I chiseled around all sides of one block, removed it, and went on to the next one.  It's like eating an
elephant.  You do it one bite at a time.  I removed the steps one block at a time.  Like I said, it took all day
but I got 'er done.

"Take one down and pass it around..."  Nope, that's a drinking song.  With this job it was "Take one down
and move to the next."  Too corny?  Hmmmm
 Ok, rhyme or no rhyme, it works for me.  When I got to
the last few blocks I had to lay the small hammer down.

With more serious tools, the work was more intense, like arabs  and indians.  You know -- (in tents).

And so I came to the last block.  Linda said, "I want to take a picture right when you remove the last block."
But she was too slow to photograph the roaches.

I must have come across 2 dozen of them in the process of removing the steps.  They scurried in a hurry.
I told Linda, "I'll bet they're all waiting behind the last block.  They were, well, the ones I hadn't squashed
anyway.  And they fled so fast when I removed it she couldn't snap the camera fast enough.  There were
probably a dozen or more roaches behind that last block.  

Ok, The wall is really dirty, but it'll clean up and it'll look much better after it's painted.

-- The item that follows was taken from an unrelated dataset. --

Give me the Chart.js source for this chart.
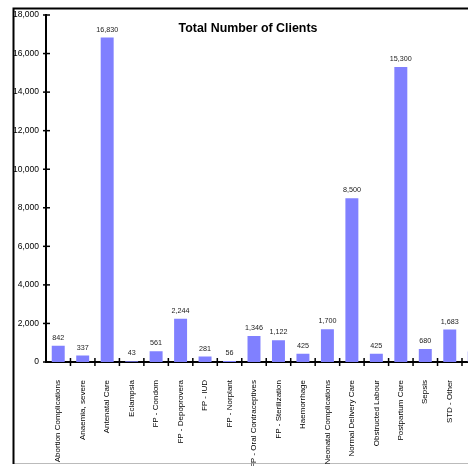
<!DOCTYPE html>
<html>
<head>
<meta charset="utf-8">
<script src="https://cdn.jsdelivr.net/npm/chart.js@4.4.1/dist/chart.umd.min.js"></script>
<style>
    html, body { margin: 0; padding: 0; background: #fff; overflow: hidden; }
    #wrap { position: relative; width: 502px; height: 466px; }
    #chart-title {
        position: absolute; left: 148px; top: 21px; width: 200px; text-align: center;
        font: bold 12.4px "Liberation Sans", Arial, sans-serif; color: #000; white-space: nowrap;
    }
</style>
</head>
<body>
<div id="wrap">
    <canvas id="clientsChart"></canvas>
    <div id="chart-title">Total Number of Clients</div>
</div>
<script>
        // ============= DATA =============
        const categories = [
            'Abortion Complications', 'Anaemia, severe', 'Antenatal Care', 'Eclampsia',
            'FP - Condom', 'FP - Depoprovera', 'FP - IUD', 'FP - Norplant',
            'FP - Oral Contraceptives', 'FP - Sterilization', 'Haemorrhage',
            'Neonatal Complications', 'Normal Delivery Care', 'Obstructed Labour',
            'Postpartum Care', 'Sepsis', 'STD - Other', 'STD - Syphilis'
        ];
        const clientCounts = [
            842, 337, 16830, 43, 561, 2244, 281, 56, 1346, 1122, 425,
            1700, 8500, 425, 15300, 680, 1683, 550
        ];
        const yTicks = [0, 2000, 4000, 6000, 8000, 10000, 12000, 14000, 16000, 18000];

        const FONT = '"Liberation Sans", Arial, sans-serif';
        const fmt = (v) => new Intl.NumberFormat('en-US').format(v);

        // frame around the chart (cropped on the right)
        const framePlugin = {
            id: 'frame',
            beforeDraw(chart) {
                const c = chart.ctx;
                c.save();
                c.strokeStyle = '#bbb';
                c.lineWidth = 1;
                c.beginPath(); c.moveTo(13, 463.5); c.lineTo(chart.width, 463.5); c.stroke();
                c.strokeStyle = '#000';
                c.lineWidth = 2;
                c.beginPath();
                c.moveTo(13.5, 464); c.lineTo(13.5, 8.5); c.lineTo(chart.width, 8.5);
                c.stroke();
                c.restore();
            }
        };

        // excel style cross tick marks + value labels
        const marksPlugin = {
            id: 'marks',
            afterDraw(chart) {
                const c = chart.ctx;
                const xs = chart.scales.x, ys = chart.scales.y;
                const area = chart.chartArea;
                c.save();
                c.strokeStyle = '#000';
                c.lineWidth = 1.5;
                yTicks.forEach(v => {
                    const y = ys.getPixelForValue(v);
                    c.beginPath(); c.moveTo(area.left - 3, y); c.lineTo(area.left + 4, y); c.stroke();
                });
                const w = xs.getPixelForValue(1) - xs.getPixelForValue(0);
                for (let i = 1; i <= categories.length; i++) {
                    const x = xs.getPixelForValue(i) - w / 2;
                    c.beginPath(); c.moveTo(x, area.bottom - 4); c.lineTo(x, area.bottom + 4); c.stroke();
                }
                // value labels
                c.fillStyle = '#222';
                c.font = '7.2px ' + FONT;
                c.textAlign = 'center';
                c.textBaseline = 'alphabetic';
                chart.getDatasetMeta(0).data.forEach((bar, i) => {
                    c.fillText(fmt(clientCounts[i]), bar.x, bar.y - 6);
                });
                c.restore();
            }
        };

        const ctx = document.getElementById('clientsChart').getContext('2d');
        new Chart(ctx, {
            type: 'bar',
            data: {
                labels: categories,
                datasets: [{
                    data: clientCounts,
                    backgroundColor: '#8080FF',
                    borderWidth: 0,
                    barPercentage: 0.53,
                    categoryPercentage: 1
                }]
            },
            options: {
                responsive: true, maintainAspectRatio: false, animation: false,
                layout: { padding: { left: 0, right: 6, top: 15, bottom: 0 } },
                plugins: { legend: { display: false }, tooltip: { enabled: false }, title: { display: false } },
                scales: {
                    x: {
                        grid: { display: false, drawTicks: false },
                        border: { display: true, color: '#000', width: 2 },
                        ticks: {
                            autoSkip: false, maxRotation: 90, minRotation: 90,
                            padding: 18, color: '#000',
                            font: { family: FONT, size: 8 }
                        },
                        afterFit(scale) { scale.height = 104; }
                    },
                    y: {
                        min: 0, max: 18000,
                        grid: { display: false, drawTicks: false },
                        border: { display: true, color: '#000', width: 2 },
                        afterBuildTicks(scale) { scale.ticks = yTicks.map(v => ({ value: v })); },
                        ticks: {
                            padding: 7, color: '#000',
                            font: { family: FONT, size: 8.5 },
                            callback: (v) => fmt(v)
                        },
                        afterFit(scale) { scale.width = 46; }
                    }
                }
            },
            plugins: [framePlugin, marksPlugin]
        });
</script>
</body>
</html>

When I hauled it to the dump they said the gross weight was 7,180 lbs. and the empty weight was 4,460.
That's 2,720 lbs. of cinder block on the truck.

Behind the truck the are the temporary steps my son-in-law loaned me.

This photo taken later shows the temporary steps which had been used for a mobile home.
They were made of iron with wooden treads.  I placed a row of solid cinder block as a 1st step.

Four months later, on September 23, 2009, I built these permenant steps.

These were the first steps I'd ever built and I studied a YouTube video to learn how to measure the rise and
the run to get the measurements right.  Six years later, when we built the deck, I learned you can buy these
stringers already cut.  Wish I had known that.  I cut these myself.

I cut the treads out of scrap lumber.  My son-in-law later built me some hand rails when he painted everything.
We painted the steps with only one coat of paint.  Look below to see how bad the lumber looked in June 2015.

The paint didn't hold up.  The lumber had big cracks in it.  The steps had to be replaced with new ones.